There was no where to go for me because of the slippery slope and the water barriers so I jumped behind the boulder and grabbed by 35mm Yashica. As it moved towards me it slowed down considerably but was making a noticeable wake. It was strangely quiet while it snaked towards me and stopped dead in the water, right in front of me. IT WAS BIG! I steadied my camera on top of the rock and fired one picture but was afraid to move after that. The thing sat there for about thirty seconds with its huge horse shaped head and large dark left eye staring at me. On the nose was a visible catfish type whisker, maybe two feet in length and wiggling.

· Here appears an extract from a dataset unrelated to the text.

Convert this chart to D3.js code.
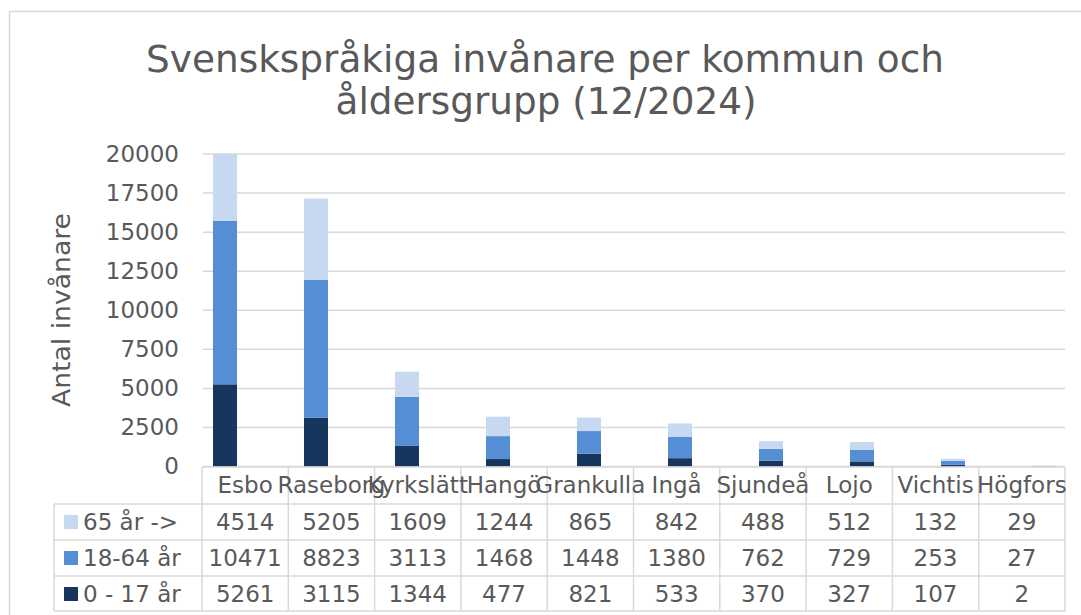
<!DOCTYPE html>
<html>
<head>
<meta charset="utf-8">
<script src="https://cdn.jsdelivr.net/npm/d3@7"></script>
<style>
  body { margin: 0; background: #fff; }
  text { font-family: "DejaVu Sans", Verdana, sans-serif; fill: #595959; }
</style>
</head>
<body>
<div class="chart"></div>
<script>
// data (table under the chart)
var kommuner = ["Esbo", "Raseborg", "Kyrkslätt", "Hangö", "Grankulla", "Ingå", "Sjundeå", "Lojo", "Vichtis", "Högfors"];
var barn = [5261, 3115, 1344, 477, 821, 533, 370, 327, 107, 2];          // 0 - 17 år
var vuxna = [10471, 8823, 3113, 1468, 1448, 1380, 762, 729, 253, 27];   // 18-64 år
var aldre = [4514, 5205, 1609, 1244, 865, 842, 488, 512, 132, 29];      // 65 år ->
var yTicks = [0, 2500, 5000, 7500, 10000, 12500, 15000, 17500, 20000];

var series = [
  { name: "0 - 17 år", values: barn, color: "#17365d" },
  { name: "18-64 år", values: vuxna, color: "#558ed5" },
  { name: "65 år ->", values: aldre, color: "#c6d9f1" }
];
// table rows are listed top to bottom, reverse of stacking
var tableRows = series.slice().reverse();

var width = 1081, height = 615;
var grid = "#d9d9d9";

var svg = d3.select(".chart")
    .append("svg")
    .attr("width", width)
    .attr("height", height);

svg.append("rect")
    .attr("width", width).attr("height", height)
    .attr("fill", "#fff");

// chart outer border
svg.append("rect")
    .attr("x", 9.5).attr("y", 11.5)
    .attr("width", 1200).attr("height", 800)
    .attr("fill", "none")
    .attr("stroke", grid)
    .attr("stroke-width", 1.5);

// title
svg.append("text")
    .attr("x", 545).attr("y", 72)
    .attr("text-anchor", "middle")
    .attr("font-size", 38)
    .attr("textLength", 798)
    .attr("lengthAdjust", "spacingAndGlyphs")
    .text("Svenskspråkiga invånare per kommun och");
svg.append("text")
    .attr("x", 546).attr("y", 114)
    .attr("text-anchor", "middle")
    .attr("font-size", 38)
    .attr("textLength", 421)
    .attr("lengthAdjust", "spacingAndGlyphs")
    .text("åldersgrupp (12/2024)");

var y = d3.scaleLinear()
    .domain([0, 20000])
    .range([466.5, 154])
    .clamp(true);

// bars sit on their own band scale (they do not line up with the table columns)
var x = d3.scaleBand()
    .domain(kommuner)
    .range([179.5, 1089.5])
    .paddingInner(0.736)
    .paddingOuter(0.368);

// table columns
var col = d3.scaleBand()
    .domain(kommuner)
    .range([202, 1065]);

// gridlines
svg.append("g")
    .selectAll("line")
    .data(yTicks)
    .enter()
    .append("line")
    .attr("x1", 203).attr("x2", 1065)
    .attr("y1", function(d) { return y(d); })
    .attr("y2", function(d) { return y(d); })
    .attr("stroke", grid)
    .attr("stroke-width", 1.5);

// y axis labels
var yAxis = d3.axisLeft(y)
    .tickValues(yTicks)
    .tickFormat(d3.format("d"))
    .tickSize(0)
    .tickPadding(0);
var yg = svg.append("g")
    .attr("transform", "translate(179,0)")
    .call(yAxis);
yg.select(".domain").remove();
yg.selectAll("text")
    .attr("font-size", 23)
    .attr("font-family", "DejaVu Sans, Verdana, sans-serif")
    .attr("fill", "#595959");

svg.append("text")
    .attr("transform", "translate(70,310) rotate(-90)")
    .attr("text-anchor", "middle")
    .attr("font-size", 25)
    .attr("textLength", 194)
    .attr("lengthAdjust", "spacingAndGlyphs")
    .text("Antal invånare");

// stacked bars
var rows = kommuner.map(function(k, i) {
  var r = { kommun: k };
  series.forEach(function(s) { r[s.name] = s.values[i]; });
  return r;
});
var stack = d3.stack().keys(series.map(function(s) { return s.name; }));
var layers = stack(rows);

svg.append("g")
    .selectAll("g")
    .data(layers)
    .enter()
    .append("g")
    .attr("fill", function(d, i) { return series[i].color; })
    .selectAll("rect")
    .data(function(d) { return d; })
    .enter()
    .append("rect")
    .attr("x", function(d) { return x(d.data.kommun); })
    .attr("width", x.bandwidth())
    .attr("y", function(d) { return y(d[1]); })
    .attr("height", function(d) { return y(d[0]) - y(d[1]); });

// data table
var headTop = 467, rowH = 36, bodyTop = 504;
var bodyBottom = bodyTop + rowH * 3 - 1;
var tbl = svg.append("g")
    .attr("stroke", grid)
    .attr("stroke-width", 1.5);

tbl.append("line")
    .attr("x1", 202).attr("x2", 1065)
    .attr("y1", headTop).attr("y2", headTop);
tbl.selectAll(".hline")
    .data([0, 1, 2, 3])
    .enter()
    .append("line")
    .attr("class", "hline")
    .attr("x1", 54).attr("x2", 1065)
    .attr("y1", function(d) { return d === 3 ? bodyBottom : bodyTop + d * rowH; })
    .attr("y2", function(d) { return d === 3 ? bodyBottom : bodyTop + d * rowH; });
tbl.selectAll(".vline")
    .data(kommuner.map(function(k) { return col(k); }).concat([1065]))
    .enter()
    .append("line")
    .attr("class", "vline")
    .attr("x1", function(d) { return d; })
    .attr("x2", function(d) { return d; })
    .attr("y1", headTop).attr("y2", bodyBottom);
tbl.append("line")
    .attr("x1", 54).attr("x2", 54)
    .attr("y1", bodyTop).attr("y2", bodyBottom);

// category header
svg.append("g")
    .selectAll("text")
    .data(kommuner)
    .enter()
    .append("text")
    .attr("x", function(d) { return col(d) + col.bandwidth() / 2; })
    .attr("y", 493)
    .attr("text-anchor", "middle")
    .attr("font-size", 23)
    .text(function(d) { return d; });

// value rows with legend keys
tableRows.forEach(function(s, ri) {
  var mid = bodyTop + ri * rowH + rowH / 2;
  var g = svg.append("g");
  g.append("rect")
      .attr("x", 64).attr("y", mid - 7)
      .attr("width", 14).attr("height", 14)
      .attr("fill", s.color);
  g.append("text")
      .attr("x", 83).attr("y", mid + 8)
      .attr("font-size", 23)
      .text(s.name);
  g.selectAll(".val")
      .data(s.values)
      .enter()
      .append("text")
      .attr("class", "val")
      .attr("x", function(d, i) { return col(kommuner[i]) + col.bandwidth() / 2; })
      .attr("y", mid + 8)
      .attr("text-anchor", "middle")
      .attr("font-size", 23)
      .text(function(d) { return d; });
});
</script>
</body>
</html>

The picture he took is one of the very few actual photographs of the Lake Superior monster, now nicknamed “Pressie,” a merging of its Loch Ness cousin’s nickname “Nessie,” and the Presque Isle River, one of its supposed favorite haunts. The picture is very blurry and indistinct, as such photos sadly seem to always be, but Braun has provided a sketch of what he believes it shows. What do you think the photo shows? Sightings have continued right up into even more modern times. In 1981 a group of teenagers and their younger siblings saw a gigantic serpent with 3 to 5 humps rise out of the water near the private beach they were on. Even more recently, in the 1990s, a group of fishermen allegedly saw the monster drag a wading buck deer underwater near Point Iroquois, Michigan, supposedly leaving the macabre sight of the animal’s severed head behind. Theories on what “Pressie” could be have ranged from some sort of prehistoric throwback, to a giant eel or snake, to just an outsized fish like a sturgeon, but none really seem to fit the descriptions and for now the monster of Lake Superior remains a mystery.